- [Data lines]
* BEGIN *

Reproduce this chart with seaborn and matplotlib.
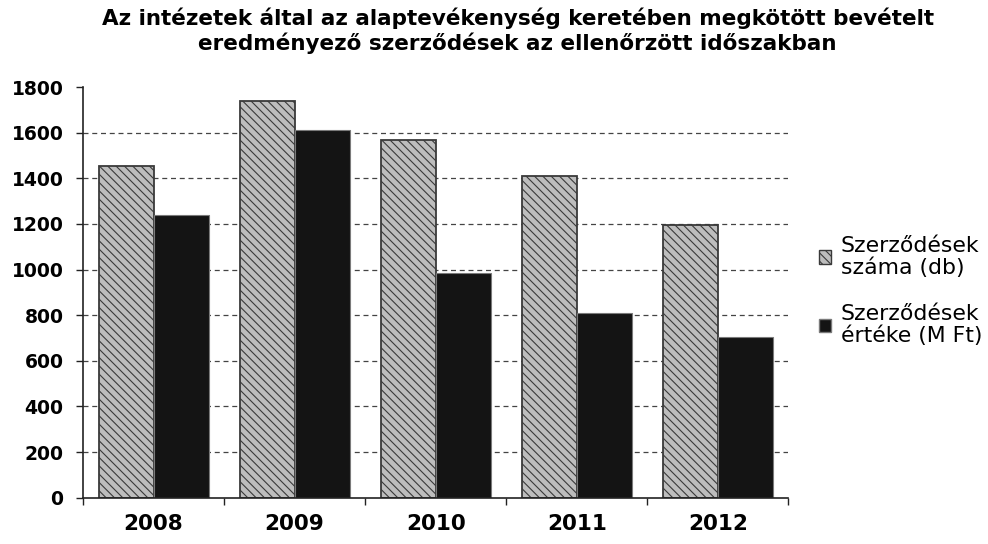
import numpy as np
import pandas as pd
import matplotlib
matplotlib.use('Agg')
import matplotlib.pyplot as plt
from matplotlib.patches import Patch
import seaborn as sns

# ============================================================
# Data
# ============================================================

YEARS = ['2008', '2009', '2010', '2011', '2012']
SZAMA = [1455, 1740, 1570, 1410, 1195]      # Szerződések száma (db)
ERTEKE = [1240, 1610, 985, 810, 705]        # Szerződések értéke (M Ft)

SERIES = ['Szerződések\nszáma (db)', 'Szerződések\nértéke (M Ft)']
TITLE = ('Az intézetek által az alaptevékenység keretében megkötött bevételt\n'
         'eredményező szerződések az ellenőrzött időszakban')

LIGHT, DARK = '#bdbdbd', '#141414'

# ============================================================
# Plot
# ============================================================

df = pd.DataFrame({
    'year': YEARS * 2,
    'value': SZAMA + ERTEKE,
    'series': [SERIES[0]] * len(YEARS) + [SERIES[1]] * len(YEARS),
})

sns.set_style('white')
plt.rcParams['font.family'] = ['DejaVu Sans']
plt.rcParams['hatch.linewidth'] = 0.8
plt.rcParams['text.color'] = 'black'
plt.rcParams['xtick.labelcolor'] = 'black'
plt.rcParams['ytick.labelcolor'] = 'black'

fig = plt.figure(figsize=(9.88, 5.44), dpi=100)
ax = fig.add_axes([0.084, 0.085, 0.714, 0.755])

sns.barplot(data=df, x='year', y='value', hue='series', order=YEARS,
            hue_order=SERIES, palette=[LIGHT, DARK],
            width=0.78, gap=0, legend=False, ax=ax, saturation=1)

n = len(YEARS)
for i, bar in enumerate(ax.patches[:2 * n]):
    if i < n:
        bar.set_hatch('\\\\\\\\')
        bar.set_edgecolor('#3a3a3a')
        bar.set_linewidth(1.3)
    else:
        bar.set_hatch('::')
        bar.set_edgecolor('#7a7a7a')
        bar.set_linewidth(0.8)

ax.set_ylim(0, 1800)
ax.set_xlim(-0.5, n - 0.5)
ax.set_yticks(np.arange(0, 1801, 200))
ax.yaxis.grid(True, linestyle=(0, (4, 3)), color='#444444', linewidth=0.9)
ax.set_axisbelow(True)
for gl in ax.get_ygridlines():
    if gl.get_ydata()[0] in (0, 1800):
        gl.set_visible(False)

ax.set_xlabel('')
ax.set_ylabel('')
ax.set_xticks(range(n))
ax.set_xticklabels(YEARS, fontsize=15.5, fontweight='bold', color='black')
ax.set_xticks(np.arange(-0.5, n), minor=True)
ax.tick_params(axis='x', which='major', length=0, pad=12)
ax.tick_params(axis='x', which='minor', length=5, width=1, color='#222222',
               direction='out', bottom=True)
ax.tick_params(axis='y', length=5, width=1, color='#222222', direction='out',
               left=True, labelsize=13.5, pad=9, labelcolor='black')
for lab in ax.get_yticklabels():
    lab.set_fontweight('bold')

sns.despine(ax=ax, top=True, right=True)
for side in ('left', 'bottom'):
    ax.spines[side].set_color('#222222')
    ax.spines[side].set_linewidth(1.2)

fig.suptitle(TITLE, fontsize=15.5, fontweight='bold', x=0.524, y=0.987,
             linespacing=1.25, color='black')

handles = [
    Patch(facecolor=LIGHT, edgecolor='#3a3a3a', hatch='\\\\\\\\', label=SERIES[0]),
    Patch(facecolor=DARK, edgecolor='#7a7a7a', hatch='::', label=SERIES[1]),
]
leg = fig.legend(handles=handles, loc='center left', bbox_to_anchor=(0.829, 0.465),
                 frameon=False, fontsize=15.8, handlelength=0.55, handleheight=0.55,
                 handletextpad=0.45, labelspacing=1.2, borderaxespad=0, borderpad=0)
for t in leg.get_texts():
    t.set_linespacing(1.1)

fig.savefig('out.png', dpi=100)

* END *

- [Exercise]
Go from the first line of the listing to the line holding "gl.set_visible(False)" and, please, transcribe those lines exactly, both included, with no pictures.

- [Worked solution]
Reproduce this chart with seaborn and matplotlib.
import numpy as np
import pandas as pd
import matplotlib
matplotlib.use('Agg')
import matplotlib.pyplot as plt
from matplotlib.patches import Patch
import seaborn as sns

# ============================================================
# Data
# ============================================================

YEARS = ['2008', '2009', '2010', '2011', '2012']
SZAMA = [1455, 1740, 1570, 1410, 1195]      # Szerződések száma (db)
ERTEKE = [1240, 1610, 985, 810, 705]        # Szerződések értéke (M Ft)

SERIES = ['Szerződések\nszáma (db)', 'Szerződések\nértéke (M Ft)']
TITLE = ('Az intézetek által az alaptevékenység keretében megkötött bevételt\n'
         'eredményező szerződések az ellenőrzött időszakban')

LIGHT, DARK = '#bdbdbd', '#141414'

# ============================================================
# Plot
# ============================================================

df = pd.DataFrame({
    'year': YEARS * 2,
    'value': SZAMA + ERTEKE,
    'series': [SERIES[0]] * len(YEARS) + [SERIES[1]] * len(YEARS),
})

sns.set_style('white')
plt.rcParams['font.family'] = ['DejaVu Sans']
plt.rcParams['hatch.linewidth'] = 0.8
plt.rcParams['text.color'] = 'black'
plt.rcParams['xtick.labelcolor'] = 'black'
plt.rcParams['ytick.labelcolor'] = 'black'

fig = plt.figure(figsize=(9.88, 5.44), dpi=100)
ax = fig.add_axes([0.084, 0.085, 0.714, 0.755])

sns.barplot(data=df, x='year', y='value', hue='series', order=YEARS,
            hue_order=SERIES, palette=[LIGHT, DARK],
            width=0.78, gap=0, legend=False, ax=ax, saturation=1)

n = len(YEARS)
for i, bar in enumerate(ax.patches[:2 * n]):
    if i < n:
        bar.set_hatch('\\\\\\\\')
        bar.set_edgecolor('#3a3a3a')
        bar.set_linewidth(1.3)
    else:
        bar.set_hatch('::')
        bar.set_edgecolor('#7a7a7a')
        bar.set_linewidth(0.8)

ax.set_ylim(0, 1800)
ax.set_xlim(-0.5, n - 0.5)
ax.set_yticks(np.arange(0, 1801, 200))
ax.yaxis.grid(True, linestyle=(0, (4, 3)), color='#444444', linewidth=0.9)
ax.set_axisbelow(True)
for gl in ax.get_ygridlines():
    if gl.get_ydata()[0] in (0, 1800):
        gl.set_visible(False)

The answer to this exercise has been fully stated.